• _What to produce_
Look through the data below and output, unchanged, every line from the one holding "Emit a component" through the one holding "Chart.register(...registerables);", inclusive. Skip the pictures.

:::

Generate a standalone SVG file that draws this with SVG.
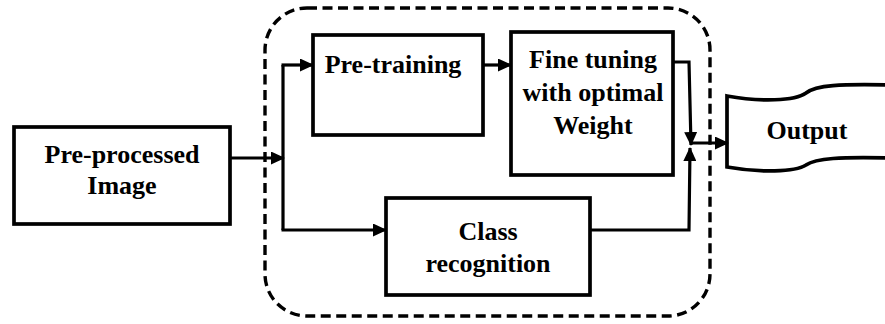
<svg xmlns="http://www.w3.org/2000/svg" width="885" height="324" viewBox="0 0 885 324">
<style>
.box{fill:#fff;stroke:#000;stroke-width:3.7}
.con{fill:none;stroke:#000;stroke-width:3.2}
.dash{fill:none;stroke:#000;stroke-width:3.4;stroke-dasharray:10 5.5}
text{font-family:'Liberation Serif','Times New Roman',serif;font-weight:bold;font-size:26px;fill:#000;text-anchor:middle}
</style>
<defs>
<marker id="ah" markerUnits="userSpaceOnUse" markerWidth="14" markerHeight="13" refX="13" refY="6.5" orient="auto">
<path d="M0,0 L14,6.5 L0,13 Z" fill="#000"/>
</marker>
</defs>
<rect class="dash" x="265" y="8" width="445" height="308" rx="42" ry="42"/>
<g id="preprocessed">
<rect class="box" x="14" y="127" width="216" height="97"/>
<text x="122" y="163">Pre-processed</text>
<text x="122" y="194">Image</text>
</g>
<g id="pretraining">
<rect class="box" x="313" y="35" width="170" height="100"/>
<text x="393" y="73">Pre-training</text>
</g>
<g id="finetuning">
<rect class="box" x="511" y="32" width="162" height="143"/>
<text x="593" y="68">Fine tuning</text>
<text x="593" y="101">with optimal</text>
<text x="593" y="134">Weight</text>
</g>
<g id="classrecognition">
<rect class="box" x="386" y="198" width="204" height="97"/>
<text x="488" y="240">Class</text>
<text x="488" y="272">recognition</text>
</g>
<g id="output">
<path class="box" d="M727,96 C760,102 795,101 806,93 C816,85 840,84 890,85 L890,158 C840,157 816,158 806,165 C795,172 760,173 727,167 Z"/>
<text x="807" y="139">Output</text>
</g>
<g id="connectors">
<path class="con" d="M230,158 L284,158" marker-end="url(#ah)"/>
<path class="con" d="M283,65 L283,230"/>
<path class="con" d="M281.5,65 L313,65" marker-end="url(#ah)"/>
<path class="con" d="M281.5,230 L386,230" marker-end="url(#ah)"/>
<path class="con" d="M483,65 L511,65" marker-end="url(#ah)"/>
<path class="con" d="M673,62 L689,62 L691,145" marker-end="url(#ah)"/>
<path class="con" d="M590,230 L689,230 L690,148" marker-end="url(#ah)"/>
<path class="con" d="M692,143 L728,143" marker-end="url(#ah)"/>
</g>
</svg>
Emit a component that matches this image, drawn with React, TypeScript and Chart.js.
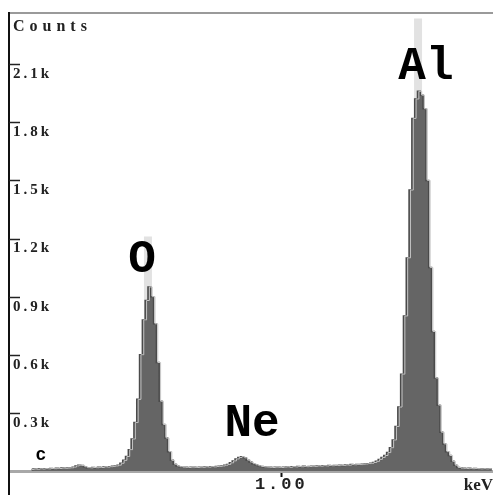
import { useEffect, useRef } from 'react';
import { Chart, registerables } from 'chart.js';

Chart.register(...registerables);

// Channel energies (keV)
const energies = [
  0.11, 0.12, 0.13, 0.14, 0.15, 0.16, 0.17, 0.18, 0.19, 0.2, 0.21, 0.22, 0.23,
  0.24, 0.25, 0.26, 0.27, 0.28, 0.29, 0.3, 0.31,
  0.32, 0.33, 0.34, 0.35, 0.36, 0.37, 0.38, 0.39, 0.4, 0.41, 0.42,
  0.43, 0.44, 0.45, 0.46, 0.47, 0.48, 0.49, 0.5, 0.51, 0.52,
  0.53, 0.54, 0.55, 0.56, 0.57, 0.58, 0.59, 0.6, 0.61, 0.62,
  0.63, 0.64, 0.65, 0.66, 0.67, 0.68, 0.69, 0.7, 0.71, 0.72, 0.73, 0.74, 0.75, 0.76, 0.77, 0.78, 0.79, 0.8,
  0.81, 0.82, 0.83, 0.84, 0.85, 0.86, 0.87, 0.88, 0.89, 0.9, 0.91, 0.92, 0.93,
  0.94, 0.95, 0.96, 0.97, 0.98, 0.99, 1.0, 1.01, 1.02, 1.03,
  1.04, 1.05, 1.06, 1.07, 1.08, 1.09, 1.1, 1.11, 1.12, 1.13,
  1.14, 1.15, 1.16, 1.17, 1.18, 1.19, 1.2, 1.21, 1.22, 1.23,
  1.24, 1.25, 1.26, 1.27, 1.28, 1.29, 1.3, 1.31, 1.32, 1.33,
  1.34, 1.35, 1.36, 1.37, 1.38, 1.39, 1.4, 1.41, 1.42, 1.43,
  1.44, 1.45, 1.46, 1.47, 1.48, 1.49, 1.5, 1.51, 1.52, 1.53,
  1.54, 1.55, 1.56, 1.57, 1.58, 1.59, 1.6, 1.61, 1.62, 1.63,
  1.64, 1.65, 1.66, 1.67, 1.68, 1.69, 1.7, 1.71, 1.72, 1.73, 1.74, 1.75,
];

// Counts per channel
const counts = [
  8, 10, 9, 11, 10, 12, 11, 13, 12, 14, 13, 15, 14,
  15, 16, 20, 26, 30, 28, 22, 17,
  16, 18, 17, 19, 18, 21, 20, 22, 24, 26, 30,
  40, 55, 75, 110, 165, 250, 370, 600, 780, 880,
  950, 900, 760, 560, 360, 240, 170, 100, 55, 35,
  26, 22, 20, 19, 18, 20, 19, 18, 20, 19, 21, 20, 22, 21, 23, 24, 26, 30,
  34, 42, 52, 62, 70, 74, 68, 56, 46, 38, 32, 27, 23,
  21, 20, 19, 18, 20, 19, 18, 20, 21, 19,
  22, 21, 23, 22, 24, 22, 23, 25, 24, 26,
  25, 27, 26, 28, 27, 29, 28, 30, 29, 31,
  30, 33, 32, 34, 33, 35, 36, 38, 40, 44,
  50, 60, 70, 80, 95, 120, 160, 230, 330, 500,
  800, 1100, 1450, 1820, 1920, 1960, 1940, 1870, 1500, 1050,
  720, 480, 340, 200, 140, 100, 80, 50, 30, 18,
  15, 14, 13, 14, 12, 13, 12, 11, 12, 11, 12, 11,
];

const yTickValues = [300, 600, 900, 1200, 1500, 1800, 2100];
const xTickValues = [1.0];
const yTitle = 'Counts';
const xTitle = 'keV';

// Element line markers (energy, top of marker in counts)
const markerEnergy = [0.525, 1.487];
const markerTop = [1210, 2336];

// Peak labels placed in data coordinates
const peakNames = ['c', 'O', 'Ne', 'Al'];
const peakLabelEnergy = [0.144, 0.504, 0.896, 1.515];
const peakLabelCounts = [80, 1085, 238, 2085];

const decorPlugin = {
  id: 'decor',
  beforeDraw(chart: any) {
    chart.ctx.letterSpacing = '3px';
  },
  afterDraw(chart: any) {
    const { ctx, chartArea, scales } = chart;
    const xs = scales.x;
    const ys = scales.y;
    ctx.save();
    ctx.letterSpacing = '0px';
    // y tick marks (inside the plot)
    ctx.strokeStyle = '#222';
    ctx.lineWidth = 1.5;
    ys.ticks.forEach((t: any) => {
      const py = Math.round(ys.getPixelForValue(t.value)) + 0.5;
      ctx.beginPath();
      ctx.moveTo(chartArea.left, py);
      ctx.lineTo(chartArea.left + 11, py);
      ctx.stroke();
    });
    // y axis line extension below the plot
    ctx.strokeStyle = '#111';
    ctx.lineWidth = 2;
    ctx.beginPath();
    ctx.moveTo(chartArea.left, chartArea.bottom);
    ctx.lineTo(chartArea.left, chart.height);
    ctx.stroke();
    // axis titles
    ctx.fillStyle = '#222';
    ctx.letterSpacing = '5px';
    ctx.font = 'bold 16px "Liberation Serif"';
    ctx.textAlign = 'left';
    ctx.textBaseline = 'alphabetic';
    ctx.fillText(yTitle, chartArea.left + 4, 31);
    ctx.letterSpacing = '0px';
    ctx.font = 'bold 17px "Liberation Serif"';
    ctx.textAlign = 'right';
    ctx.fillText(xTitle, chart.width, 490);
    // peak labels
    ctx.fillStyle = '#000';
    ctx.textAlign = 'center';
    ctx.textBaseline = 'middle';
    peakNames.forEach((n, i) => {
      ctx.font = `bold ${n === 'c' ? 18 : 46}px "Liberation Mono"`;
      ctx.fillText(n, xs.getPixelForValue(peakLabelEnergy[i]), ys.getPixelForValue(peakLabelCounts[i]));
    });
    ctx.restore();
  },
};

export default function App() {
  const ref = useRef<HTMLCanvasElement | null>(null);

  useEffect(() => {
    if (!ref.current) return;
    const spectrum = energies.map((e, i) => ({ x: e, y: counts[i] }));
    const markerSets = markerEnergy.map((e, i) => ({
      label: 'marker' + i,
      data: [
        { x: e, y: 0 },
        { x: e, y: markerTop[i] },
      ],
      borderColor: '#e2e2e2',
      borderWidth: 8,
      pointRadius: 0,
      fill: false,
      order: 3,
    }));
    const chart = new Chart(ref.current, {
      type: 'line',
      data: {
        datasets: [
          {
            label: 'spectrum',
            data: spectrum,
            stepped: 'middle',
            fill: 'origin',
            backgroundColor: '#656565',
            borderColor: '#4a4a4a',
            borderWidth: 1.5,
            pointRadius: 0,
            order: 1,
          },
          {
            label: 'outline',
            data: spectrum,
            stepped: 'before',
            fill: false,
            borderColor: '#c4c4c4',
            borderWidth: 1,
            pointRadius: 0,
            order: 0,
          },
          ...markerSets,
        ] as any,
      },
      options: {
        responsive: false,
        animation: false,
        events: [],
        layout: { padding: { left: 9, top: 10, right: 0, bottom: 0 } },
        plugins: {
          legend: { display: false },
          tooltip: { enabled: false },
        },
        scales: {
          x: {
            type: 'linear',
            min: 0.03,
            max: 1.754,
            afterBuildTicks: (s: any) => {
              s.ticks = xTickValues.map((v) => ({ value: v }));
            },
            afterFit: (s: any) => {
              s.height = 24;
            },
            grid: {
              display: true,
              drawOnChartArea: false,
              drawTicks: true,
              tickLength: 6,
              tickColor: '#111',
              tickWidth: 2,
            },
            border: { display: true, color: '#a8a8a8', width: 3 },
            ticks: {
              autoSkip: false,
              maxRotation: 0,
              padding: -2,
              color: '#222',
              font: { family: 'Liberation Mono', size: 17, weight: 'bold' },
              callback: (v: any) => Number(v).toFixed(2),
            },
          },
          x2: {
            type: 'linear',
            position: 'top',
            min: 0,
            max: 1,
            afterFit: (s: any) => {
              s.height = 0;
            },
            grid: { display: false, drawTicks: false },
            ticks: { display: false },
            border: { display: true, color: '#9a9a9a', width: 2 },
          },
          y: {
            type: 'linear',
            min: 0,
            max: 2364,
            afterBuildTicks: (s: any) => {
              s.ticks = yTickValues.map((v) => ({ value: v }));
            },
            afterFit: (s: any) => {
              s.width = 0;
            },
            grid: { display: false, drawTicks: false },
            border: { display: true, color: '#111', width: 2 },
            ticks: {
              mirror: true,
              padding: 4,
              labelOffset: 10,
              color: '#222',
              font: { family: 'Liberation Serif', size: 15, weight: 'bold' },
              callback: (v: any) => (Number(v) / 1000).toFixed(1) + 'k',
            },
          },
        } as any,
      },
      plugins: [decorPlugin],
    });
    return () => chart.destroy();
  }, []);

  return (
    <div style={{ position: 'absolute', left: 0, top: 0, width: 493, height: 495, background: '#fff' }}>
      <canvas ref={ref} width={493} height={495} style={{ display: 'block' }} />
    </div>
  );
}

:::

• _Full response_
Emit a component that matches this image, drawn with React, TypeScript and Chart.js.
import { useEffect, useRef } from 'react';
import { Chart, registerables } from 'chart.js';

Chart.register(...registerables);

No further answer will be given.